» **Dataset rows**:
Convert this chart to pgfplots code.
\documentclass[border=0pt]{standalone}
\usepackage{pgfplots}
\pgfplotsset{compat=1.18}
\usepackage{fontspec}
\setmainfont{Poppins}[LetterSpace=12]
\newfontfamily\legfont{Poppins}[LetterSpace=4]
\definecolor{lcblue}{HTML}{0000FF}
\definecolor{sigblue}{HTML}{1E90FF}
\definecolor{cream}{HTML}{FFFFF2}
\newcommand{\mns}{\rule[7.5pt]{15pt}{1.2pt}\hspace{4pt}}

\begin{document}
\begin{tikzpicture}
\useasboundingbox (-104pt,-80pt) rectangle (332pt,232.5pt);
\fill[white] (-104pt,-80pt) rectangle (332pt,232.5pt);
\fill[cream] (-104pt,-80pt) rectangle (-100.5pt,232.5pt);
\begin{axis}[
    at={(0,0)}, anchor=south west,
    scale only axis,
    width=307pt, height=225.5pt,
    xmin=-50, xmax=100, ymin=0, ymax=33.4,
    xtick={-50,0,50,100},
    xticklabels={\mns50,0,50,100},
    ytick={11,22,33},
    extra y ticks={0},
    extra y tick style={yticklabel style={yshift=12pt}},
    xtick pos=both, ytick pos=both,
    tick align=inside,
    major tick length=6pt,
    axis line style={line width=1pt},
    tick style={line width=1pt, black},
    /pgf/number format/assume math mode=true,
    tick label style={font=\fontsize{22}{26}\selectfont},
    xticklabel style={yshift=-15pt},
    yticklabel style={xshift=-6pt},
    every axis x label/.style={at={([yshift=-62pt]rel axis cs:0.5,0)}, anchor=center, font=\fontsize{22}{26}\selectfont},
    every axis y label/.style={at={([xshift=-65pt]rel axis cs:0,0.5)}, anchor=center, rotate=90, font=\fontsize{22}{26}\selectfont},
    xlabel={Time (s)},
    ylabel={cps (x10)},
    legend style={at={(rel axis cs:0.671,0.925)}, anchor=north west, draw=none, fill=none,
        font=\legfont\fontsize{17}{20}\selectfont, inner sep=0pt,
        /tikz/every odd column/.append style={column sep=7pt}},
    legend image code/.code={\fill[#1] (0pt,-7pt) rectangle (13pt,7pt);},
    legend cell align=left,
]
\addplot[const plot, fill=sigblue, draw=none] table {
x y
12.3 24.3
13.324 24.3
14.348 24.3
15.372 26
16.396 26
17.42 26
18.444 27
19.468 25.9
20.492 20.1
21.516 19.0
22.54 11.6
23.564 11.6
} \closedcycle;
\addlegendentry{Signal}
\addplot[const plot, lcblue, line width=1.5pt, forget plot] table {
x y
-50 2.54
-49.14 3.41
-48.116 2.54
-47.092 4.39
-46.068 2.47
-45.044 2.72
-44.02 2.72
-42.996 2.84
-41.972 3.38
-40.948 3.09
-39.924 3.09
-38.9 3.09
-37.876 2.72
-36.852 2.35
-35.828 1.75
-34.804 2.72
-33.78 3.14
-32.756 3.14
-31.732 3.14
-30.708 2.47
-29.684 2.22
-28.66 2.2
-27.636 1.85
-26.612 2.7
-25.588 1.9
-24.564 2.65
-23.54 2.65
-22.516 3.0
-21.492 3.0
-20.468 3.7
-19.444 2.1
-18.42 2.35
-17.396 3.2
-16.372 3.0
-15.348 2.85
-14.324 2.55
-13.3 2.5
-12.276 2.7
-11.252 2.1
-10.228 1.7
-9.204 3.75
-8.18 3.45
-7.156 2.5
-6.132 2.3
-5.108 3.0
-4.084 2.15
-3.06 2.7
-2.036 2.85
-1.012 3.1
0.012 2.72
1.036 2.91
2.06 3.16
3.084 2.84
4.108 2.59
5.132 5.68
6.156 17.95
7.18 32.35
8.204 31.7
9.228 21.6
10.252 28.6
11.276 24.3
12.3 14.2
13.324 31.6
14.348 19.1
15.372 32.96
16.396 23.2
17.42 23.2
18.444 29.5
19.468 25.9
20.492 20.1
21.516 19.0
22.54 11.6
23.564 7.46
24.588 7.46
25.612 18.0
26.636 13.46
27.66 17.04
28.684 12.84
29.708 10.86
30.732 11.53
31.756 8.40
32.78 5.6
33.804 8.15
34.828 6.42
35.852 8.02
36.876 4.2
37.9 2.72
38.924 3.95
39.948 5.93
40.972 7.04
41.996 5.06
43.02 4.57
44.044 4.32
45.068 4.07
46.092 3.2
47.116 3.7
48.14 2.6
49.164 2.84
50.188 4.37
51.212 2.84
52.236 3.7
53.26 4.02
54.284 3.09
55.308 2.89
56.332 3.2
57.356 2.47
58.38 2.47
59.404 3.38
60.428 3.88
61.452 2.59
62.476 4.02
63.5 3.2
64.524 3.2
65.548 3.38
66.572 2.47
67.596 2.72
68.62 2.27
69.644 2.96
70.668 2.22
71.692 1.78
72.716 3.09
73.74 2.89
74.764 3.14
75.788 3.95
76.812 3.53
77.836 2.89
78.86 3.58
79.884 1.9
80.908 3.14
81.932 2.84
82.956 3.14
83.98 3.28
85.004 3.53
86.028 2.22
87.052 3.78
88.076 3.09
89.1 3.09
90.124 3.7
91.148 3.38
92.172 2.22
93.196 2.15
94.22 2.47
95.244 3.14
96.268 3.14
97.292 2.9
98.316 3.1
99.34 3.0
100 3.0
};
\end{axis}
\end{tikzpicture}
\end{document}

--

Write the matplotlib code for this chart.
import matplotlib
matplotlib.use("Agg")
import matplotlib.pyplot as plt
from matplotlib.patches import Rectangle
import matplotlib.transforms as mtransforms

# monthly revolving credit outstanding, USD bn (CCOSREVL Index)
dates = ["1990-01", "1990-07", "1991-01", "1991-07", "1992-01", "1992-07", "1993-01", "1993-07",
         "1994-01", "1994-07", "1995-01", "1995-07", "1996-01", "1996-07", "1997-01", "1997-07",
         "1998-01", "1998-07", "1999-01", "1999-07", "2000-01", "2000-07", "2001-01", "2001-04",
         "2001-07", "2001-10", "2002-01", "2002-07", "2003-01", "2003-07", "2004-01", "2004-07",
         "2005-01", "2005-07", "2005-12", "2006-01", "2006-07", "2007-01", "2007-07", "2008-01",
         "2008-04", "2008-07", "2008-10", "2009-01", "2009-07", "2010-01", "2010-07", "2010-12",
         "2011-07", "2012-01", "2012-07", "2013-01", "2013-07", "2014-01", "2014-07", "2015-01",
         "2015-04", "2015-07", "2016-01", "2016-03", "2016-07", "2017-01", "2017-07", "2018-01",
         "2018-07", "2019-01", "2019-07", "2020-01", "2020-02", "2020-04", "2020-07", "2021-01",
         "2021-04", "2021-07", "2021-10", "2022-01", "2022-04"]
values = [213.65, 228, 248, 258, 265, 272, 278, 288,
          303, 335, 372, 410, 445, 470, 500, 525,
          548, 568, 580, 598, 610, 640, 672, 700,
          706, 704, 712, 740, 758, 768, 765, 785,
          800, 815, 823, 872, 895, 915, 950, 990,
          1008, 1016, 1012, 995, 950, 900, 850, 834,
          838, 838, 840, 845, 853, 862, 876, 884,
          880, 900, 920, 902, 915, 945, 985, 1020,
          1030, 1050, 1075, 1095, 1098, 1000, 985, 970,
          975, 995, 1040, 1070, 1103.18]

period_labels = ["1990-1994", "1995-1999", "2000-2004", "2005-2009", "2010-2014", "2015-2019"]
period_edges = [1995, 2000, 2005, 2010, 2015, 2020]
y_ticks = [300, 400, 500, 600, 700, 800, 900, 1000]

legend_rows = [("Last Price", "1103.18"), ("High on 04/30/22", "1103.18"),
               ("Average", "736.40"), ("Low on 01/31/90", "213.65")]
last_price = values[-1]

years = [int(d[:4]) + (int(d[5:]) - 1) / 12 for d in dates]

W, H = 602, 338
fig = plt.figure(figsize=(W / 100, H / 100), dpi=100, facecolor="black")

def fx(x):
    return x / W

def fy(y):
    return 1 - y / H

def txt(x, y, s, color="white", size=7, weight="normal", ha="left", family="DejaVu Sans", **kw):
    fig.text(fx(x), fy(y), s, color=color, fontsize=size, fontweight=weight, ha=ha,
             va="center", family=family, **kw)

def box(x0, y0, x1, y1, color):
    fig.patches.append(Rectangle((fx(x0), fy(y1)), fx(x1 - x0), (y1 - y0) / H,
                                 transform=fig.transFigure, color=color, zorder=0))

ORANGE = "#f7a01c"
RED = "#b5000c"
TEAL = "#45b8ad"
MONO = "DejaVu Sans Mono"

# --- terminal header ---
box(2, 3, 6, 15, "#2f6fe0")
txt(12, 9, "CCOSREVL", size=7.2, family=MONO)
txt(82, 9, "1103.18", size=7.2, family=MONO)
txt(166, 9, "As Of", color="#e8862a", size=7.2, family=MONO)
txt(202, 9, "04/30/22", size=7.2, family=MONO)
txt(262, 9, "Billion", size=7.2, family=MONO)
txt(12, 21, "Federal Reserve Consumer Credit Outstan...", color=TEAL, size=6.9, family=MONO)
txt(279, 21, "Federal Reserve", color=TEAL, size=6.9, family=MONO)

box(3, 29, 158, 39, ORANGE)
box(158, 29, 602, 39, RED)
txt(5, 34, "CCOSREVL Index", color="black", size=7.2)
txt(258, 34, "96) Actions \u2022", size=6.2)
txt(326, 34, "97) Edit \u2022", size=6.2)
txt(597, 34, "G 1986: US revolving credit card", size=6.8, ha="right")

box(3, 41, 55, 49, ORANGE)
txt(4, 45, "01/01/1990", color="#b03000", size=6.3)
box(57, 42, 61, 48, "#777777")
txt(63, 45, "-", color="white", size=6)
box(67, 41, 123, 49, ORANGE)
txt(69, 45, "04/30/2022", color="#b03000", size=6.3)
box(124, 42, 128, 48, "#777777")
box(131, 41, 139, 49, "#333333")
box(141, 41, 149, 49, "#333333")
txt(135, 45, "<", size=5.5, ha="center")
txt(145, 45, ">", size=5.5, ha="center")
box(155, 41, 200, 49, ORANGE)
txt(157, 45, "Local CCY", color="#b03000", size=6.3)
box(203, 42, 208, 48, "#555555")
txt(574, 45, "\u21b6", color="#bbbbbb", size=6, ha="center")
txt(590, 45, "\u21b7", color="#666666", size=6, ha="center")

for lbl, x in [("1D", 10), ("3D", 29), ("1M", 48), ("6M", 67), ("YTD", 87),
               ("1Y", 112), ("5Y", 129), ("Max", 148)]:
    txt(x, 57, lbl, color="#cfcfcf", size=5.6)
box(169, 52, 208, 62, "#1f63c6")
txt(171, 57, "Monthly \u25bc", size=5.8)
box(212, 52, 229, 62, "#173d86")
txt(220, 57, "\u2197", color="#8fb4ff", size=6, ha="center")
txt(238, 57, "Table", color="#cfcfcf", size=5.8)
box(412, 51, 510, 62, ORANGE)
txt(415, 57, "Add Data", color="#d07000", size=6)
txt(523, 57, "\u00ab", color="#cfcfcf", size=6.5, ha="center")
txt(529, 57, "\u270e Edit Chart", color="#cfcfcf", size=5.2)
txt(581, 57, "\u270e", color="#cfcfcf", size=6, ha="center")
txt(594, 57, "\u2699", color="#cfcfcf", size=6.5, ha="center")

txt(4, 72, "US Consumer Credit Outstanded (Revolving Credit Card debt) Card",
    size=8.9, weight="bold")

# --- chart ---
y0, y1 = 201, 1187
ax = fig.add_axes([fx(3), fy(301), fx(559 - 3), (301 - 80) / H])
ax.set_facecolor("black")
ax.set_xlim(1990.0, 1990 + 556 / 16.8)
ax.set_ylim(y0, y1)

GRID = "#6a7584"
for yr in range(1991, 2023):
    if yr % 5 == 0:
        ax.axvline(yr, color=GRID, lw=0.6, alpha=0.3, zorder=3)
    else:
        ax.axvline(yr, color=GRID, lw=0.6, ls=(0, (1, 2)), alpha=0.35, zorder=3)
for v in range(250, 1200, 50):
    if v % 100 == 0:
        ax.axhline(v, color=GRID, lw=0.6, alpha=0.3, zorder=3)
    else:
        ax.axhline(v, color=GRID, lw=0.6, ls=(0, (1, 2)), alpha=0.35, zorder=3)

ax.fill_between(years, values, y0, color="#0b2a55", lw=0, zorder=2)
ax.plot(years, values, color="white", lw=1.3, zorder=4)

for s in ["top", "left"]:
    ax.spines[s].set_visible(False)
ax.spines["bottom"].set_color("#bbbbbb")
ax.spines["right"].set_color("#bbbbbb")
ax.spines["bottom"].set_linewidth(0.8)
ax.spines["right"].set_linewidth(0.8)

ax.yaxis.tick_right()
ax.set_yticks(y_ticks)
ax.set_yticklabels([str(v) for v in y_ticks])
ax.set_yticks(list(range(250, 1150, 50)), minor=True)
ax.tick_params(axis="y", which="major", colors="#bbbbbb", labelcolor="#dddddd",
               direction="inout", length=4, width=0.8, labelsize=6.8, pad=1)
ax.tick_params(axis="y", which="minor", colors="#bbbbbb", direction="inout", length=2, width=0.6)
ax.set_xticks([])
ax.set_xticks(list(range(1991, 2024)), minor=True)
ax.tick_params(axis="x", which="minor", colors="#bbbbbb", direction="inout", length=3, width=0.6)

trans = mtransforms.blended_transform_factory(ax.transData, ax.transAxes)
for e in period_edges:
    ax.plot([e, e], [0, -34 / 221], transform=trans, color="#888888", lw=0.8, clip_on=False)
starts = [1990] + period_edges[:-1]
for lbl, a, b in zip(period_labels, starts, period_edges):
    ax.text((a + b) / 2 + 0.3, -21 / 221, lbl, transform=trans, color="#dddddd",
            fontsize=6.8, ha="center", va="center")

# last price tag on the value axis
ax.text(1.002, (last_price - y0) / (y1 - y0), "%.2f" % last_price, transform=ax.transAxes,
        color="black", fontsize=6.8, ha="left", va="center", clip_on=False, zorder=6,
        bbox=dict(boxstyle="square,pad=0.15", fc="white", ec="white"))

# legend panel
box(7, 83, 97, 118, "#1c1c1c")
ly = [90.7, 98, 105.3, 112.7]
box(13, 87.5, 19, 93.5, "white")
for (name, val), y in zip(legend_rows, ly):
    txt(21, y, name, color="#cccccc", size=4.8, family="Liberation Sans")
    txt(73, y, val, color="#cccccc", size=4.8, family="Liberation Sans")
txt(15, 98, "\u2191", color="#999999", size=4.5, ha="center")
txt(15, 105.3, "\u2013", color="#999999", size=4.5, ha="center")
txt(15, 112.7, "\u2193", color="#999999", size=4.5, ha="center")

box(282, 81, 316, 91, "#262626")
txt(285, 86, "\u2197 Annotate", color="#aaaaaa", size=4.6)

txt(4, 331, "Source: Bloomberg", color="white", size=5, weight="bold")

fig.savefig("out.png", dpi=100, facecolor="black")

» **Given exercise**: Out of the data above, set down the lines from the one with "Write the matplotlib code for this chart." to the one with "import matplotlib.transforms as mtransforms", both included, exactly as written and with no additions.

» **Worked answer**:
Write the matplotlib code for this chart.
import matplotlib
matplotlib.use("Agg")
import matplotlib.pyplot as plt
from matplotlib.patches import Rectangle
import matplotlib.transforms as mtransforms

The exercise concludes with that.